A
female suicide bomber has blown herself up in the Turkish city of
Istanbul, killing one police officer and injuring another, officials
say.
She targeted a police station in the tourist hub of Sultanahmet, near the Blue Mosque and Hagia Sophia museum.The woman spoke English with "a thick accent", but her nationality and identity remained unknown, Istanbul governor Vasip Sahin told Turkish TV.
No group has yet said it was behind the attack, the second on police in a week.
Police arrested a man who threw grenades and fired a weapon at officers near the prime minister's office last Thursday, but no-one was injured in that attack.
The bomber in the latest incident died in the attack.
Police sealed off an area in the historic district, where the Blue Mosque and the Hagia Sophia museum are located.
Mr Sahin said the woman, dressed in a niqab, entered the police station and told officers she had lost her wallet before detonating the bomb.
The attack briefly shut down public transport around the historic Sultanahmet square, a popular tourist destination visited by thousands of people every day.
Turkish Prime Minister Ahmet Davutoglu told reporters he had ordered "the most comprehensive investigation" into whether there was a link to any group.
The banned Marxist DHKP-C group said it was behind the earlier attack in the city on 1 January, which took place outside Dolmabahce Palace.
Considered a terrorist organisation by Turkey, the EU and US, DHKP-C has launched several attacks since the 1980s, including on police, security officials and, most recently, the US embassy in Ankara in 2013.
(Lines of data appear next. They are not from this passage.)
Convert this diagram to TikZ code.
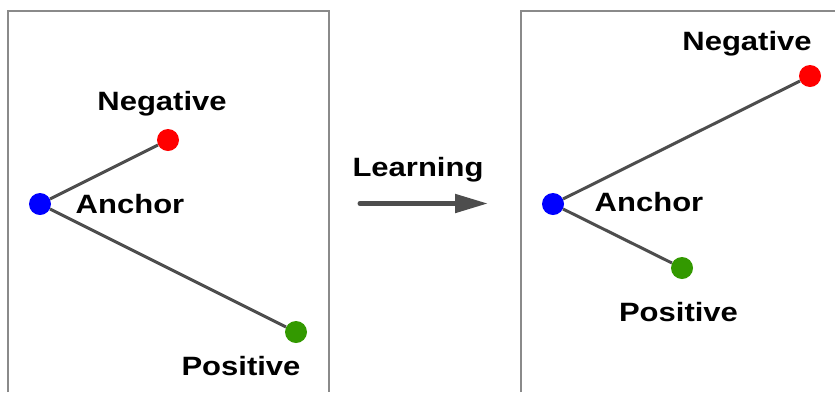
\documentclass[tikz,border=0pt]{standalone}
\usepackage{fontspec}
\newfontfamily\labfont{Liberation Sans}[FakeStretch=1.17]
\usetikzlibrary{arrows.meta}
\definecolor{boxgray}{HTML}{8A8A8A}
\definecolor{linegray}{HTML}{4D4D4D}
\definecolor{ptgreen}{HTML}{339900}
\tikzset{
  pt/.style={circle,inner sep=0pt,minimum size=22pt},
  lab/.style={anchor=base,inner sep=0pt,font=\labfont\bfseries\fontsize{26.5}{30}\selectfont},
  conn/.style={draw=linegray,line width=3pt},
  frame/.style={draw=boxgray,line width=1.5pt}
}
\begin{document}
\begin{tikzpicture}[x=1pt,y=-1pt]
\useasboundingbox (0,0) rectangle (835,392);
\fill[white] (0,0) rectangle (835,392);
% frames
\draw[frame] (8,392) -- (8,11) -- (329,11) -- (329,392);
\draw[frame] (521,392) -- (521,11) -- (835,11);
% left
\node[pt,fill=blue] (a1) at (40,204) {};
\node[pt,fill=red] (n1) at (168,140) {};
\node[pt,fill=ptgreen] (p1) at (296,332) {};
\draw[conn] (a1) -- (n1);
\draw[conn] (a1) -- (p1);
\node[lab] (ln1) at (162,110) {Negative};
\node[lab] (la1) at (130,213) {Anchor};
\node[lab] (lp1) at (241,375) {Positive};
% right
\node[pt,fill=blue] (a2) at (553,204) {};
\node[pt,fill=red] (n2) at (810,76) {};
\node[pt,fill=ptgreen] (p2) at (682,268) {};
\draw[conn] (a2) -- (n2);
\draw[conn] (a2) -- (p2);
\node[lab] (ln2) at (747,50) {Negative};
\node[lab] (la2) at (649,211.5) {Anchor};
\node[lab] (lp2) at (678.5,321.5) {Positive};
% arrow
\coordinate (s) at (360,203.5);
\coordinate (e) at (488,203.5);
\draw[draw=linegray,fill=linegray,line width=5pt,line cap=round,-{Triangle[length=33pt,width=18pt]}] (s) -- (e);
\node[lab] (learn) at (418,176) {Learning};
\end{tikzpicture}
\end{document}
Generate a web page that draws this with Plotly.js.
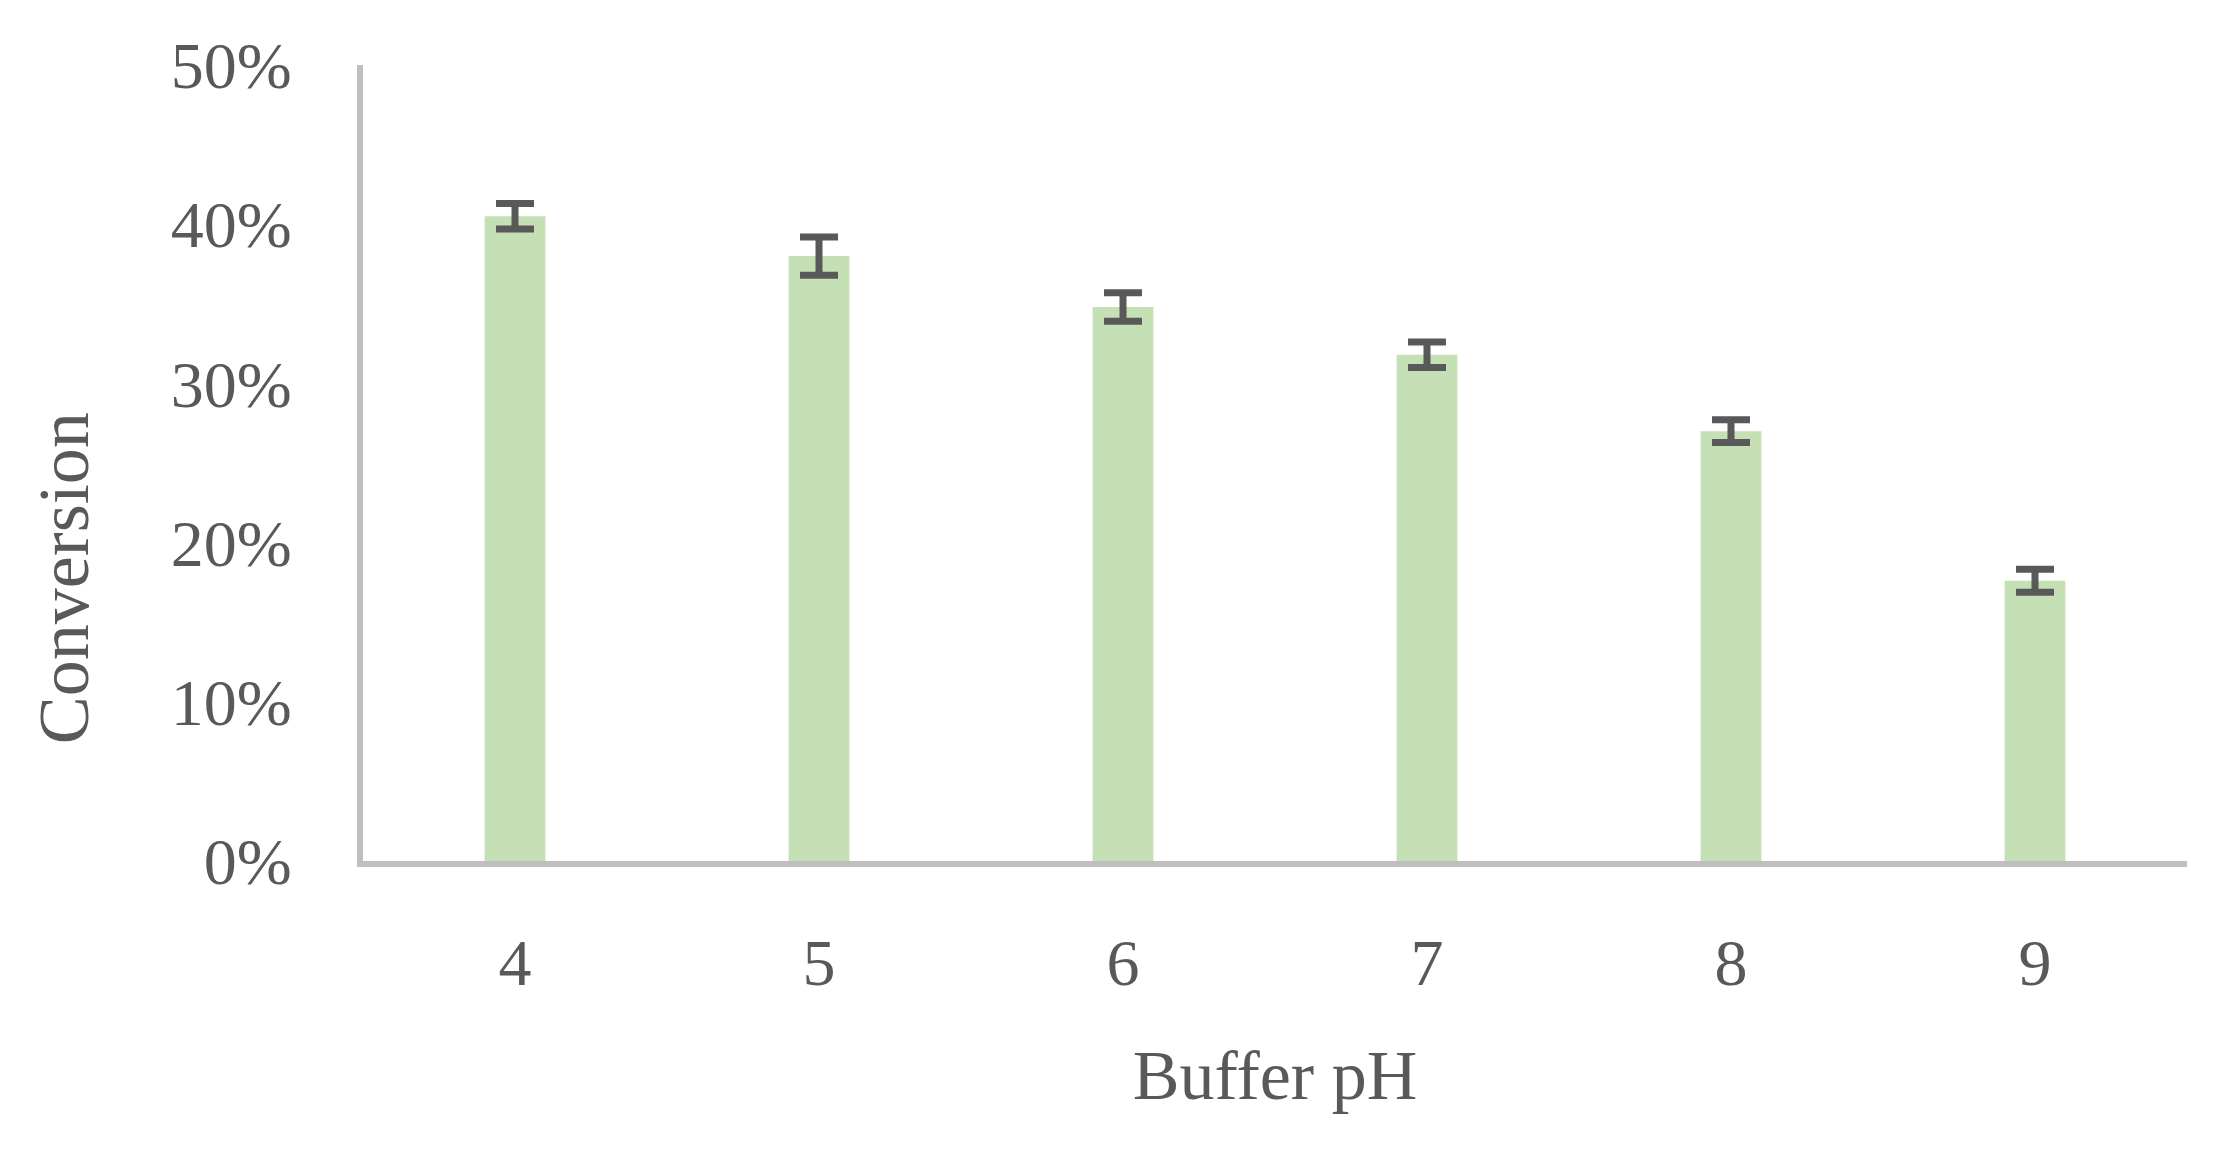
<!DOCTYPE html>
<html>
<head>
<meta charset="utf-8">
<script src="https://cdn.plot.ly/plotly-3.0.1.min.js"></script>
<style>html,body{margin:0;padding:0;background:#fff;}#chart{width:2221px;height:1157px;}</style>
</head>
<body>
<div id="chart"></div>
<script>
// Data
const bufferPH = ['4', '5', '6', '7', '8', '9'];
const conversion = [0.405, 0.380, 0.348, 0.318, 0.270, 0.176];
const conversionError = [0.008, 0.012, 0.009, 0.008, 0.0072, 0.0072];
const yTickValues = [0, 0.1, 0.2, 0.3, 0.4, 0.5];
const xTitle = 'Buffer pH';
const yTitle = 'Conversion';

const textColor = '#595959';
const fontFamily = '"Liberation Serif", "Times New Roman", serif';

const trace = {
  type: 'bar',
  x: bufferPH,
  y: conversion,
  marker: { color: '#C5E0B4', line: { width: 0 } },
  error_y: {
    type: 'data',
    array: conversionError,
    visible: true,
    color: '#595959',
    thickness: 7,
    width: 19
  },
  hoverinfo: 'x+y'
};

const layout = {
  width: 2221,
  height: 1157,
  paper_bgcolor: '#ffffff',
  plot_bgcolor: '#ffffff',
  margin: { l: 363, r: 34, t: 65, b: 296 },
  bargap: 0.8,
  showlegend: false,
  font: { family: fontFamily, color: textColor, size: 66 },
  xaxis: {
    type: 'category',
    showline: true,
    linecolor: '#BFBFBF',
    linewidth: 6,
    showgrid: false,
    zeroline: false,
    ticks: '',
    ticklabelstandoff: 39,
    tickfont: { family: fontFamily, size: 66, color: textColor },
    title: { text: xTitle, font: { family: fontFamily, size: 70, color: textColor }, standoff: 54 }
  },
  yaxis: {
    range: [0, 0.5],
    tickvals: yTickValues,
    tickformat: '.0%',
    showline: true,
    linecolor: '#BFBFBF',
    linewidth: 6,
    showgrid: false,
    zeroline: false,
    ticks: '',
    ticklabelstandoff: 52,
    tickfont: { family: fontFamily, size: 66, color: textColor }
  },
  annotations: [{
    text: yTitle,
    xref: 'paper', yref: 'paper',
    x: -0.1638, y: 0.3555,
    xanchor: 'center', yanchor: 'middle',
    textangle: -90,
    showarrow: false,
    font: { family: fontFamily, size: 72, color: textColor }
  }]
};

Plotly.newPlot('chart', [trace], layout, { displayModeBar: false, staticPlot: true });
</script>
</body>
</html>
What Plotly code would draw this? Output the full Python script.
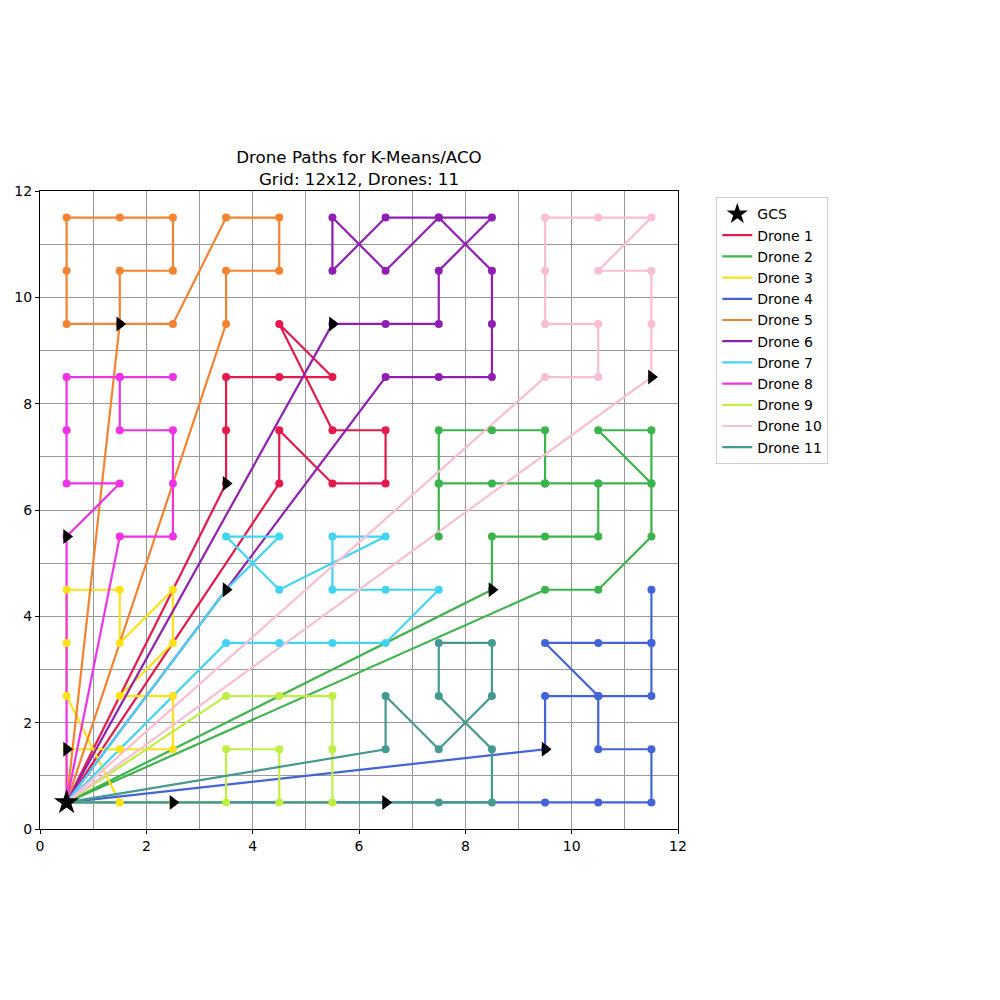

But the group is by no means the only threat Turkey currently faces, says BBC Istanbul correspondent Mark Lowen, referring to recent skirmishes between Kurdish groups and police in the south-east, as well as an overspill of violence from the bloodshed of Syria's civil war.
Turkey is on high alert - and the latest incident is a stark reminder of the many security challenges that this country must now confront, our correspondent adds.